Perhaps ABSSS's most important role, called gramin haqdari by its activists, is to ensure that the villagers are not cheated of their rights. "The most important problem in every village is the ownership of land," says Gopal. "We try to ensure that the land belongs to the person in whose name it is registered."

Thanks to the efforts of the ABSSS, a major scandal was uncovered in Neehi village. Influential dadoos has usurped 123 bighas by declaring their actual Kol owners dead and passing their henchmen off as the progeny of the Kols. "A central CID inquiry has been ordered," says Pankaj.

The ABSSS has also unearthed many instances of influential people, with the connivance of government and bank officials, taking loans in the names of Kols from various schemes meant for the uplift of the poor. "The Kols concerned don't got to know about it until a bank officer arrives to recover the loan," says Pankaj. "Often the Kol loses his land which is auctioned to pay off his debts".

The ABSSS has also brought cases of bonded labour to the attention of the authorities but action has rarely been taken to free the.

A bhoomi sudhar aur bhoomi awantan (land reform and land allotment) drive had been started in the Manikpur area during the BJP rule, but since many of the dadoos were connected with the party, it made little progress.
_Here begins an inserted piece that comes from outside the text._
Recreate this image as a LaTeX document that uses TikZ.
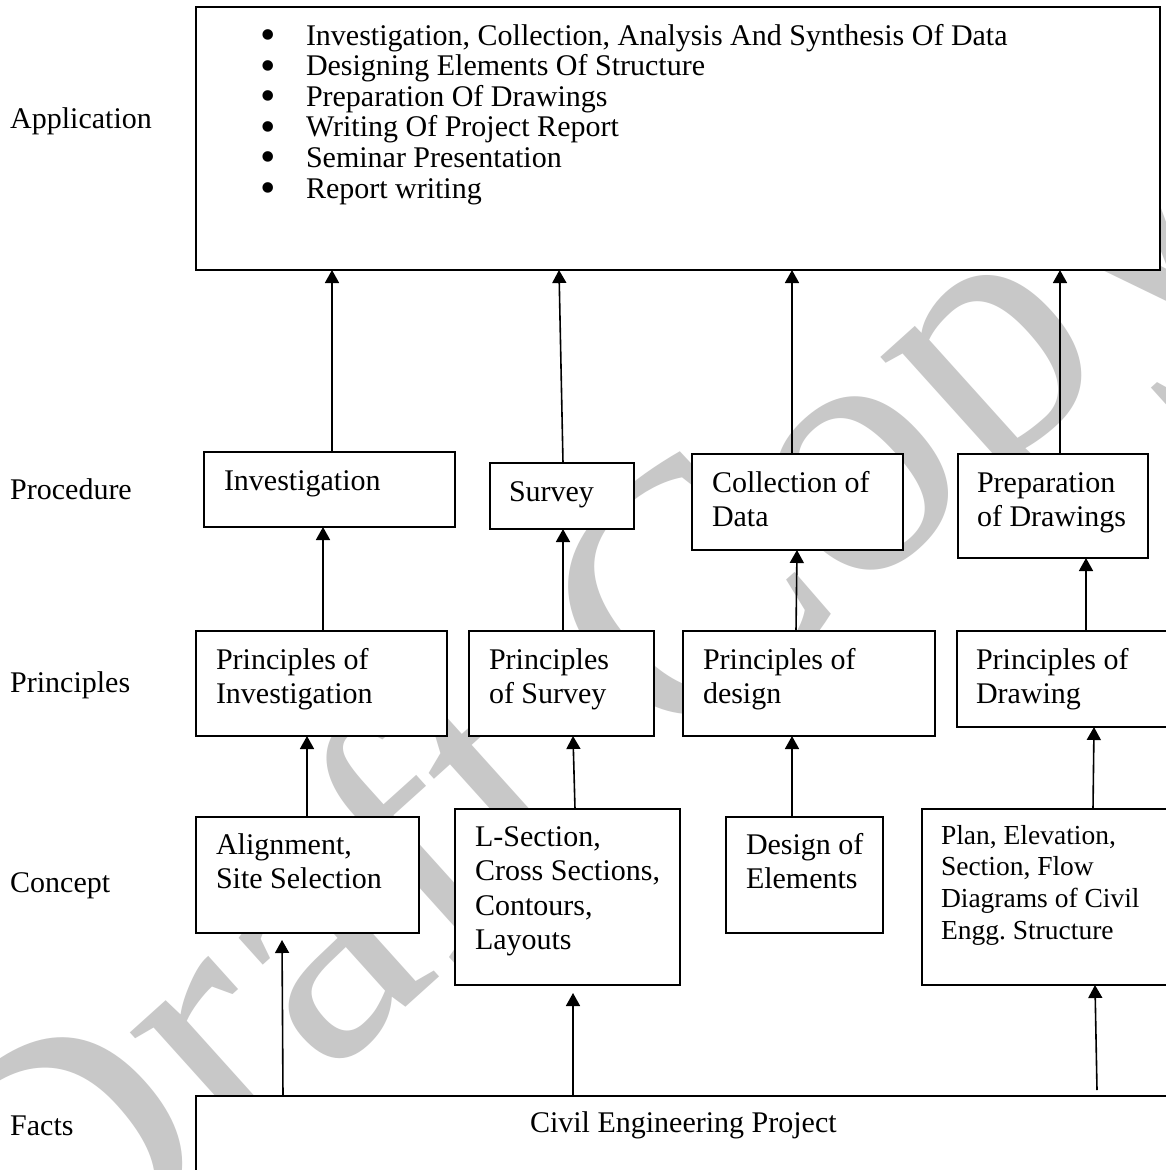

However, with the programme continuing under the present government too, officials have become receptive. The ABSSS has helped restore 1,878 bighas to about 300 families in 20 villages.
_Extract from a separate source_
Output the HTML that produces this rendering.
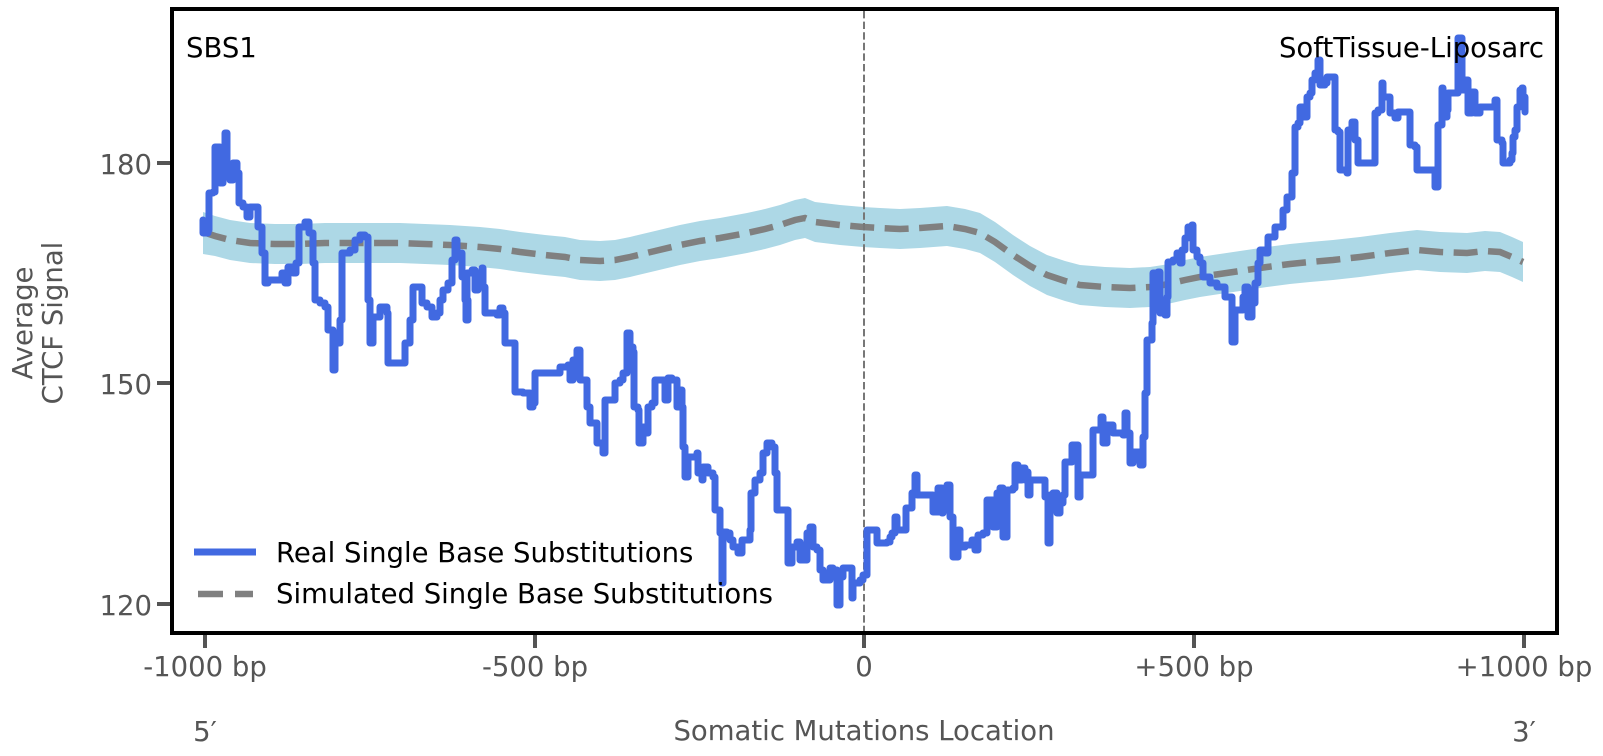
<!DOCTYPE html>
<html><head><meta charset="utf-8"><style>
html,body{margin:0;padding:0;background:#fff;}
svg{display:block;}
text{font-family:"DejaVu Sans","Liberation Sans",sans-serif;}
</style></head><body>
<svg width="1603" height="756" viewBox="0 0 1603 756" xmlns="http://www.w3.org/2000/svg">
<rect x="0" y="0" width="1603" height="756" fill="#fff"/>
<!-- band -->
<polygon fill="#ADD8E6" points="203,212 215,216 230,220 250,223 275,224 300,224 325,223 350,223 375,223 400,223 425,224 450,225 480,227 500,229 520,232 545,235 565,237 580,240 600,241 615,240 630,237 655,231 680,225 700,221 720,218 747,213 765,209 780,205 795,200 805,198 815,202 840,205 863,207 880,208 900,209 920,208 947,206 965,209 980,213 995,222 1013,235 1030,246 1047,255 1065,261 1080,265 1105,267 1130,268 1150,267 1163,265 1185,260 1200,257 1213,255 1240,251 1267,247 1290,244 1310,242 1333,240 1360,237 1390,233 1417,230 1440,232 1467,233 1485,231 1500,232 1512,237 1523,242 1523,282 1512,277 1500,272 1485,271 1467,273 1440,272 1417,270 1390,273 1360,277 1333,280 1310,282 1290,284 1267,287 1240,291 1213,295 1200,297 1185,300 1163,305 1150,307 1130,308 1105,307 1080,305 1065,301 1047,295 1030,286 1013,275 995,262 980,253 965,249 947,246 920,248 900,249 880,248 863,247 840,245 815,242 805,238 795,240 780,245 765,249 747,253 720,258 700,261 680,265 655,271 630,277 615,280 600,281 580,280 565,277 545,275 520,272 500,269 480,267 450,265 425,264 400,263 375,263 350,263 325,263 300,264 275,264 250,263 230,260 215,256 203,254"/>
<!-- simulated dashed -->
<polyline fill="none" stroke="#808080" stroke-width="6.5" stroke-dasharray="24 10.5" points="203,232 215,236 230,240 250,243 275,244 300,244 325,243 350,243 375,243 400,243 425,244 450,245 480,247 500,249 520,252 545,255 565,257 580,260 600,261 615,260 630,257 655,251 680,245 700,241 720,238 747,233 765,229 780,225 795,220 805,218 815,222 840,225 863,227 880,228 900,229 920,228 947,226 965,229 980,233 995,242 1013,255 1030,266 1047,275 1065,281 1080,285 1105,287 1130,288 1150,287 1163,285 1185,280 1200,277 1213,275 1240,271 1267,267 1290,264 1310,262 1333,260 1360,257 1390,253 1417,250 1440,252 1467,253 1485,251 1500,252 1512,257 1523,262"/>
<!-- zero line -->
<line x1="864" y1="11" x2="864" y2="631" stroke="#777" stroke-width="2" stroke-dasharray="7.4 3.2"/>
<!-- real series (step) -->
<path fill="none" stroke="#4169E1" stroke-width="7" stroke-linejoin="round" stroke-linecap="round" d="M203,220 V233 H206 H208 V230 H209 V193 H213 V192 H215 V147 H218 H220 V183 H223 V160 H225 V133 H227 V167 H230 V180 H233 V163 H237 V173 H239 V203 H243 V207 H247 V217 H250 V207 H256 H258 V227 H262 V253 H265 V283 H268 V280 H278 H282 V273 H285 V283 H288 V267 H293 V273 H296 V263 H299 V227 H305 V222 H309 V233 H313 V263 H315 V300 H320 V303 H325 V307 H328 V330 H333 V370 H335 V343 H340 V320 H342 V253 H350 V250 H355 V240 H360 V235 H365 V237 H368 V300 H370 V343 H373 V317 H380 V307 H387 V313 H388 V363 H403 H405 V343 H410 V320 H413 V287 H420 H422 V303 H427 V307 H432 V317 H437 V313 H440 V300 H443 V290 H448 V283 H452 V260 H455 V240 H457 V253 H462 V277 H465 V300 H466 V320 H468 V300 H467 V273 H472 V270 H475 V290 H478 V273 H482 V268 H483 V287 H485 V313 H497 V315 H500 V308 H503 V313 H505 V343 H513 H515 V392 H523 V393 H530 V407 H533 V403 H535 V373 H558 H560 V367 H568 V365 H570 V380 H573 V360 H577 V350 H580 V380 H585 H587 V407 H590 V423 H595 H597 V443 H600 H603 V453 H605 V400 H613 H615 V383 H620 V380 H623 V373 H627 V333 H630 V347 H633 V352 H634 V407 H638 V410 H639 V443 H643 V427 H647 V433 H648 V407 H652 V403 H655 V380 H662 H665 V400 H668 V378 H672 V380 H677 V407 H680 V390 H682 V407 H683 V447 H685 V477 H688 V457 H697 V453 H698 V473 H702 V480 H703 V467 H708 V473 H713 V477 H715 V510 H717 H720 V533 H722 V583 H723 V532 H727 V533 H730 V540 H733 V547 H738 V553 H742 V540 H747 H750 V530 H751 V493 H755 V480 H760 V473 H763 V453 H767 V443 H772 V447 H775 V473 H777 V510 H787 H788 V563 H792 V547 H797 V542 H800 V560 H805 H807 V533 H810 V527 H813 V547 H817 V550 H820 V570 H823 V580 H830 V568 H833 V570 H837 V605 H840 V577 H843 V568 H850 H852 V598 H853 V583 H860 V580 H863 V575 H867 V530 H875 H877 V543 H887 V542 H890 V537 H892 V533 H895 V517 H897 V530 H905 H906 V508 H910 H912 V493 H915 V475 H917 V495 H932 H933 V512 H937 H938 V488 H942 V513 H943 V490 H947 V485 H950 V517 H953 V557 H958 V530 H960 V547 H965 V545 H972 V540 H975 V550 H978 V535 H983 V533 H987 V500 H990 H993 V527 H997 V493 H1000 V488 H1003 V537 H1007 V490 H1013 V488 H1015 V465 H1018 V480 H1022 V468 H1025 V480 H1027 V472 H1028 V495 H1030 V480 H1043 H1045 V497 H1048 V543 H1050 V495 H1053 V493 H1057 V513 H1060 V503 H1063 V495 H1065 V462 H1070 H1072 V445 H1077 H1078 V497 H1080 V475 H1092 H1093 V430 H1100 H1101 V417 H1103 V443 H1107 V425 H1113 V433 H1123 V435 H1125 V413 H1127 V433 H1130 V463 H1133 V452 H1137 H1140 V465 H1143 V437 H1145 V393 H1147 V340 H1150 H1152 V323 H1153 V273 H1158 V272 H1160 V313 H1165 V315 H1167 V297 H1168 V262 H1173 V260 H1177 V253 H1180 V263 H1182 V250 H1185 V238 H1188 V227 H1192 V225 H1193 V250 H1197 V257 H1200 V263 H1203 V277 H1210 V283 H1217 V287 H1222 H1225 V297 H1228 H1232 V342 H1235 V310 H1240 H1243 V297 H1245 V287 H1248 V317 H1252 V303 H1255 V283 H1258 V263 H1260 V250 H1265 V253 H1268 V237 H1272 H1275 V227 H1282 H1283 V210 H1287 V197 H1290 H1292 V173 H1295 V127 H1298 V123 H1300 V107 H1303 V117 H1307 V97 H1310 V93 H1312 V80 H1315 V73 H1318 V60 H1320 V85 H1325 V83 H1327 V77 H1333 H1335 V130 H1338 V132 H1340 V170 H1347 V173 H1348 V130 H1352 V122 H1355 V140 H1358 V163 H1373 H1375 V113 H1378 V110 H1382 V83 H1383 V97 H1388 H1390 V113 H1395 V118 H1398 V112 H1407 H1410 V145 H1415 V147 H1417 V170 H1432 H1435 V187 H1438 V125 H1442 V88 H1443 V117 H1447 V110 H1448 V93 H1455 H1458 V38 H1462 V90 H1465 V80 H1468 V113 H1472 V92 H1475 V113 H1480 V107 H1493 H1495 V100 H1497 V140 H1502 V143 H1503 V163 H1510 V160 H1512 V153 H1513 V137 H1515 V130 H1517 V107 H1520 V90 H1522 V88 H1523 V97 H1525 V112"/>
<!-- frame -->
<rect x="172" y="9" width="1385" height="624" fill="none" stroke="#000" stroke-width="4"/>
<!-- ticks -->
<g stroke="#555" stroke-width="4">
<line x1="205" y1="635" x2="205" y2="648"/>
<line x1="535" y1="635" x2="535" y2="648"/>
<line x1="864" y1="635" x2="864" y2="648"/>
<line x1="1194" y1="635" x2="1194" y2="648"/>
<line x1="1524" y1="635" x2="1524" y2="648"/>
<line x1="157" y1="163" x2="170" y2="163"/>
<line x1="157" y1="383" x2="170" y2="383"/>
<line x1="157" y1="604" x2="170" y2="604"/>
</g>
<g fill="#555" font-size="27.5">
<text x="152" y="174" text-anchor="end">180</text>
<text x="152" y="394" text-anchor="end">150</text>
<text x="152" y="615" text-anchor="end">120</text>
<text x="205" y="676" text-anchor="middle">-1000 bp</text>
<text x="535" y="676" text-anchor="middle">-500 bp</text>
<text x="864" y="676" text-anchor="middle">0</text>
<text x="1194" y="676" text-anchor="middle">+500 bp</text>
<text x="1524" y="676" text-anchor="middle">+1000 bp</text>
<text x="864" y="740" text-anchor="middle">Somatic Mutations Location</text>
<text x="205" y="741" text-anchor="middle">5′</text>
<text x="1524" y="741" text-anchor="middle">3′</text>
<text x="32" y="323" text-anchor="middle" transform="rotate(-90 32 323)">Average</text>
<text x="62" y="323" text-anchor="middle" transform="rotate(-90 62 323)">CTCF Signal</text>
</g>
<g fill="#000" font-size="27.5">
<text x="186" y="57">SBS1</text>
<text x="1544" y="57" text-anchor="end">SoftTissue-Liposarc</text>
<text x="276" y="562">Real Single Base Substitutions</text>
<text x="276" y="603">Simulated Single Base Substitutions</text>
</g>
<line x1="194" y1="552" x2="256" y2="552" stroke="#4169E1" stroke-width="7"/>
<line x1="198" y1="594" x2="253" y2="594" stroke="#808080" stroke-width="6.5" stroke-dasharray="25 12"/>
</svg>
</body></html>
Some Kols are now faced with the threat of eviction from the very land allotted to them in the mid-sixties, when Sucheta Kriplani was the chief minister. But subsequently, when the Ranipur reserve forest was notified in 1977, it encompassed the area given to the tribals - effectively turning the Kols into encroachers. "The revenue department admits that it was a mistake, but it can do nothing about it now because presidential sanction is necessary to deserve an area," says Pankaj.

The piquant situation is slowly turning into a nightmare for the Kols. The forest department has sent eviction notices to over 50 Kol villages falling under the notified area and has not been accepting revenue from these villages for the past four years. About half a dozen villages have already been cleared and the fate of the rest is sealed. Turned away from their only source of livelihood, the Kols are relying on Gopal to make the authorities see reason.

The ABSSS's good work has won it much acclaim and many powerful enemies. Despite the bureaucratic hurdles, corrupt politicians and unscrupulous businessmen, Gaya Prasad Gopal carries on the service doggedly.